St. Joseph County completes food and beverage tax public meetings
The final forum on the future of a proposed food and beverage tax saw mixed reaction from St. Joseph County taxpayers.
“What is this one percent increase even funding?” questioned one resident at the podium.
“How do we allocate fairly?” asked another.
Those candid concerns were familiar to the joint exploratory board as Wednesday was the third public meeting on the tax.
But there was also support.
“I’m here tonight on behalf of the zoo to voice our support on the food and beverage tax,” said one resident.
The audience was split with many wearing stickers that said “I love the zoo” while others read “No F&B Tax.”
The three councils, Mishawka, South Bend and St. Joseph County recognize this challenge before the community.
“We need to make sure that they are included in helping to shape whatever direction we need to go,” said Oliver Davis, South Bend Common Council Vice President.
For months, this community explored a tax that would affect diners, but the payoff would be worth it.
“There are different things that we can do, we could all use some help with our parks and sooner or later we need to address that as the fiscal cliff comes,” said Ron Banicki, Mishawaka Common Council President.
The Potowatomi Park is also asking for the help of this tax.
But it wouldn’t be the sole benefactor.
Parts of these meetings have been to see what other uses can come out of the increase in revenue.

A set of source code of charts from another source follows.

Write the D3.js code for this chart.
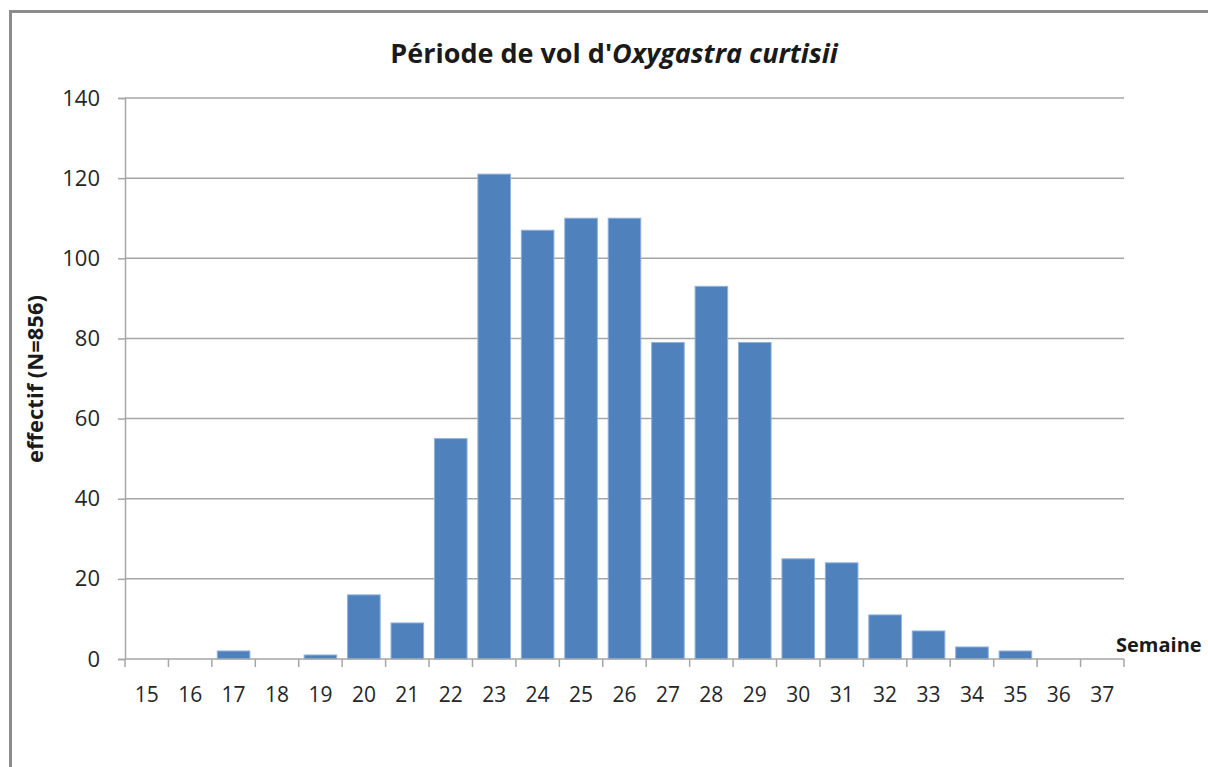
<!DOCTYPE html>
<html>
<head>
<meta charset="utf-8">
<script src="https://cdn.jsdelivr.net/npm/d3@7"></script>
<style>
  html, body { margin: 0; padding: 0; background: #fff; overflow: hidden; }
  svg { display: block; }
  text { font-family: "Open Sans", "Noto Sans", sans-serif; }
</style>
</head>
<body>
<svg id="chart" width="1208" height="767"></svg>
<script>
const weeks = ["15","16","17","18","19","20","21","22","23","24","25","26","27","28","29","30","31","32","33","34","35","36","37"];
const counts = [0,0,2,0,1,16,9,55,121,107,110,110,79,93,79,25,24,11,7,3,2,0,0];
const yTicks = [0,20,40,60,80,100,120,140];
const titlePlain = "Période de vol d'";
const titleItalic = "Oxygastra curtisii";
const yLabel = "effectif (N=856)";
const xLabel = "Semaine";

const svg = d3.select("#chart");
const W = 1208, H = 767;
const plotLeft = 125, plotRight = 1124, plotTop = 98, plotBottom = 659;

// outer frame
svg.append("rect").attr("x", 10.5).attr("y", 11.5).attr("width", W + 20).attr("height", H + 20)
  .attr("fill", "#fff").attr("stroke", "#8c8c8c").attr("stroke-width", 3);

const x = d3.scaleBand().domain(weeks).range([plotLeft, plotRight]).paddingInner(0.25).paddingOuter(0.125);
const y = d3.scaleLinear().domain([0, 140]).range([plotBottom, plotTop]);

// gridlines
svg.append("g").selectAll("line").data(yTicks.filter(d => d > 0)).join("line")
  .attr("x1", plotLeft).attr("x2", plotRight)
  .attr("y1", d => y(d)).attr("y2", d => y(d))
  .attr("stroke", "#a6a6a6").attr("stroke-width", 1.5);

// bars
svg.append("g").selectAll("rect").data(weeks.map((w, i) => ({w, v: counts[i]})).filter(d => d.v > 0)).join("rect")
  .attr("x", d => x(d.w)).attr("width", x.bandwidth())
  .attr("y", d => y(d.v)).attr("height", d => y(0) - y(d.v))
  .attr("fill", "#4f81bd").attr("stroke", "#8fb1dc").attr("stroke-width", 1);

// y axis
const yAxis = d3.axisLeft(y).tickValues(yTicks).tickSize(7).tickPadding(18);
const gy = svg.append("g").attr("transform", `translate(${plotLeft},0)`).call(yAxis);
gy.select(".domain").attr("stroke", "#a6a6a6").attr("stroke-width", 1.5);
gy.selectAll(".tick line").attr("stroke", "#a6a6a6").attr("stroke-width", 1.5);
gy.selectAll(".tick text").attr("font-size", 22).attr("fill", "#262626")
  .style("font-family", '"Open Sans", "Noto Sans", sans-serif');

// x axis baseline with boundary ticks
const boundaries = d3.range(weeks.length + 1).map(i => plotLeft + i * (plotRight - plotLeft) / weeks.length);
svg.append("line").attr("x1", plotLeft).attr("x2", plotRight).attr("y1", plotBottom).attr("y2", plotBottom)
  .attr("stroke", "#a6a6a6").attr("stroke-width", 1.5);
svg.append("g").selectAll("line").data(boundaries).join("line")
  .attr("x1", d => d).attr("x2", d => d).attr("y1", plotBottom).attr("y2", plotBottom + 8)
  .attr("stroke", "#a6a6a6").attr("stroke-width", 1.5);
svg.append("g").selectAll("text").data(weeks).join("text")
  .attr("x", d => x(d) + x.bandwidth() / 2).attr("y", plotBottom + 43)
  .attr("text-anchor", "middle").attr("font-size", 21).attr("fill", "#262626")
  .text(d => d);

// title
const t = svg.append("text").attr("x", 614).attr("y", 63).attr("text-anchor", "middle")
  .attr("font-size", 27).attr("font-weight", "bold").attr("fill", "#1a1a1a");
t.append("tspan").text(titlePlain);
t.append("tspan").attr("font-style", "italic").text(titleItalic);

// y label
svg.append("text").attr("transform", "translate(43,379) rotate(-90)")
  .attr("text-anchor", "middle").attr("font-size", 22).attr("font-weight", "bold").attr("fill", "#1a1a1a")
  .text(yLabel);

// x label
svg.append("text").attr("x", 1116).attr("y", 652).attr("font-size", 20).attr("font-weight", "bold")
  .attr("fill", "#1a1a1a").text(xLabel);
</script>
</body>
</html>
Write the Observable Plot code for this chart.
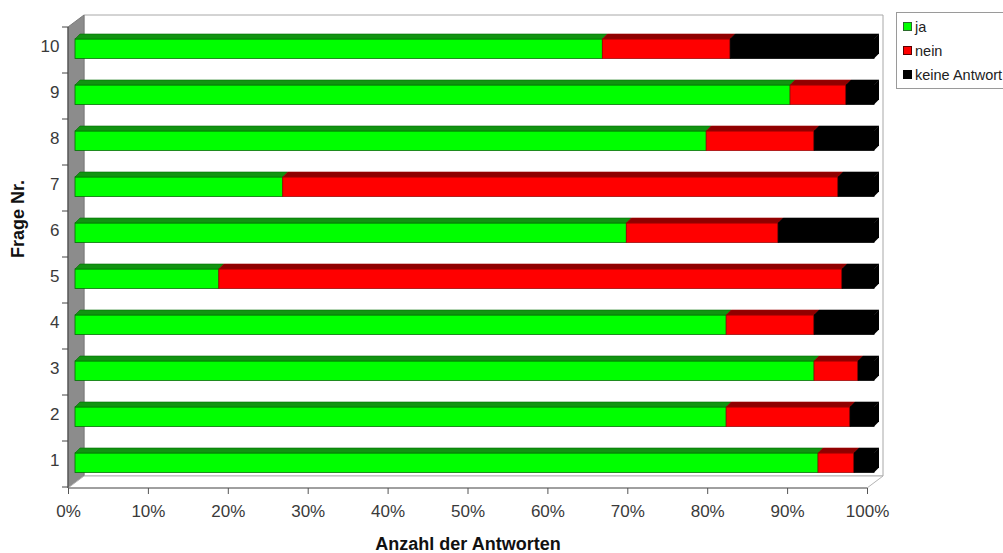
<!DOCTYPE html>
<html>
<head>
<meta charset="utf-8">
<script src="https://cdn.jsdelivr.net/npm/d3@7"></script>
<script src="https://cdn.jsdelivr.net/npm/@observablehq/plot@0.6"></script>
<style>
  body { margin: 0; background: #fff; font-family: Arial, "Liberation Sans", sans-serif; }
  #wrap { position: relative; width: 1003px; height: 553px; overflow: hidden; }
  #legend { position: absolute; left: 896px; top: 12px; width: 140px; height: 75px;
            border: 1px solid #9a9a9a; background: #fff; font-size: 14.5px; color: #222; }
  .item { position: absolute; left: 6px; height: 20px; line-height: 20px; white-space: nowrap; }
  .sw { display: inline-block; width: 7px; height: 7px; margin-right: 3px; vertical-align: 1px; }
</style>
</head>
<body>
<div id="wrap">
  <div id="chart"></div>
  <div id="legend"></div>
</div>
<script>
// ---- data ----
const questions = ["1", "2", "3", "4", "5", "6", "7", "8", "9", "10"];
const series = ["ja", "nein", "keine Antwort"];
const ja    = [93, 81.5, 92.5, 81.5, 18, 69, 26, 79, 89.5, 66];
const nein  = [4.5, 15.5, 5.5, 11, 78, 19, 69.5, 13.5, 7, 16];
const keine = [2.5, 3, 2, 7.5, 4, 12, 4.5, 7.5, 3.5, 18];
const xTicks = [0, 10, 20, 30, 40, 50, 60, 70, 80, 90, 100];
const xTitle = "Anzahl der Antworten";
const yTitle = "Frage Nr.";

// ---- styles ----
const frontColors = ["#00ff00", "#ff0000", "#000000"];
const edgeColors  = ["#006f00", "#a00000", "#000000"];
const topColors   = ["#119311", "#8f0000", "#000000"];
const swatchEdge  = ["#2a6a2a", "#5a0000", "#000000"];

// stacked segments
const values = [ja, nein, keine];
const segments = [];
questions.forEach((q, i) => {
  let acc = 0;
  series.forEach((s, k) => {
    const v = values[k][i];
    segments.push({q, series: s, k, x1: acc, x2: acc + v, last: k === series.length - 1});
    acc += v;
  });
});

const W = 1003, H = 553;
const mLeft = 68, mRight = 136, mTop = 27, mBottom = 65;
const barDx = 7;          // bars sit half-way into the depth
const insetTop = 11, frontH = 19.5;
const depth = 5;          // bar top face depth
const boxDx = 16, boxDy = -12;
const NS = "http://www.w3.org/2000/svg";

function el(name, attrs) {
  const e = document.createElementNS(NS, name);
  for (const k in attrs) e.setAttribute(k, attrs[k]);
  return e;
}
function pts(a) { return a.map(p => p.join(",")).join(" "); }
function bandwidthOf(y, dim) {
  return y.bandwidth ? y.bandwidth() : (dim.height - dim.marginTop - dim.marginBottom) / questions.length;
}

// 3D box: back wall, left wall, floor, front axis lines, y ticks
function box(index, scales, vals, dim) {
  const {x, y} = scales;
  const X0 = x(0), X1 = x(100);
  const Y0 = dim.marginTop, Y1 = dim.height - dim.marginBottom;
  const bw = bandwidthOf(y, dim);
  const g = el("g", {});
  g.appendChild(el("polygon", {points: pts([[X0+boxDx, Y0+boxDy], [X1+boxDx, Y0+boxDy], [X1+boxDx, Y1+boxDy], [X0+boxDx, Y1+boxDy]]), fill: "#fff", stroke: "#a8a8a8"}));
  g.appendChild(el("polygon", {points: pts([[X0, Y0], [X0+boxDx, Y0+boxDy], [X0+boxDx, Y1+boxDy], [X0, Y1]]), fill: "#8c8c8c", stroke: "#7a7a7a"}));
  g.appendChild(el("polygon", {points: pts([[X0, Y1], [X1, Y1], [X1+boxDx, Y1+boxDy], [X0+boxDx, Y1+boxDy]]), fill: "#fff", stroke: "#b4b4b4"}));
  g.appendChild(el("line", {x1: X0, x2: X0, y1: Y0, y2: Y1, stroke: "#444"}));
  g.appendChild(el("line", {x1: X0, x2: X1, y1: Y1, y2: Y1, stroke: "#666"}));
  for (let i = 0; i <= questions.length; i++) {
    const yy = Y0 + i * bw;
    g.appendChild(el("line", {x1: X0 - 6, x2: X0, y1: yy, y2: yy, stroke: "#444"}));
  }
  return g;
}

// bar top faces and right side face
function tops(index, scales, vals, dim) {
  const {x, y} = scales;
  const g = el("g", {});
  segments.forEach(s => {
    const yt = y(s.q) + insetTop, yb = yt + frontH;
    const xa = x(s.x1) + barDx, xb = x(s.x2) + barDx;
    g.appendChild(el("polygon", {points: pts([[xa, yt], [xb, yt], [xb+depth, yt-depth], [xa+depth, yt-depth]]), fill: topColors[s.k], stroke: edgeColors[s.k], "stroke-width": 0.6}));
    if (s.last) {
      g.appendChild(el("polygon", {points: pts([[xb, yt], [xb+depth, yt-depth], [xb+depth, yb-depth], [xb, yb]]), fill: topColors[s.k]}));
    }
  });
  return g;
}

const bandH = (H - mTop - mBottom) / questions.length;

const chart = Plot.plot({
  width: W, height: H,
  marginLeft: mLeft, marginRight: mRight, marginTop: mTop, marginBottom: mBottom,
  style: {fontFamily: "Arial, 'Liberation Sans', sans-serif", color: "#3a3a3a", background: "#fff"},
  x: {domain: [0, 100]},
  y: {type: "band", domain: [...questions].reverse(), padding: 0},
  marks: [
    box,
    ...series.map((s, k) => Plot.barX(segments.filter(d => d.k === k), {
      x1: "x1", x2: "x2", y: "q",
      fill: frontColors[k], stroke: edgeColors[k], strokeWidth: 0.8,
      insetTop: insetTop, insetBottom: bandH - insetTop - frontH, dx: barDx
    })),
    tops,
    Plot.axisX({ticks: xTicks, tickFormat: d => d + "%", tickSize: 6, tickPadding: 10, fontSize: 17, label: null, stroke: "#555"}),
    Plot.axisY({tickSize: 0, tickPadding: 9, fontSize: 17, dy: -5, label: null}),
    Plot.text([xTitle], {frameAnchor: "bottom", dy: 61, fontSize: 18, fontWeight: "bold", fill: "#111"}),
    Plot.text([yTitle], {frameAnchor: "left", dx: -50, rotate: -90, fontSize: 18, fontWeight: "bold", fill: "#111"})
  ]
});
document.getElementById("chart").appendChild(chart);

// legend
const legend = document.getElementById("legend");
series.forEach((s, k) => {
  const it = document.createElement("div");
  it.className = "item";
  it.style.top = (4 + k * 24) + "px";
  const sw = document.createElement("span");
  sw.className = "sw";
  sw.style.background = frontColors[k];
  sw.style.border = "1px solid " + swatchEdge[k];
  it.appendChild(sw);
  it.appendChild(document.createTextNode(s));
  legend.appendChild(it);
});
</script>
</body>
</html>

“We need to look at a possible draft, if you will, on where the other 75 percent would go and that’s assuming that the other 25 would go to the zoo,” said Rafael Morton, St. Joseph County Commission President.
But still the fate of this tax will lie in the hands of other elected officials downstate.
“What we have to go through to even get approval from the state, which from my understanding, is a very tedious process,” Morton.
The three councils will meet individually to discuss whether or not they will make a resolution in favor of the tax.
The board would like to get the feedback from both cities' mayors and county commissioners before a decision is made.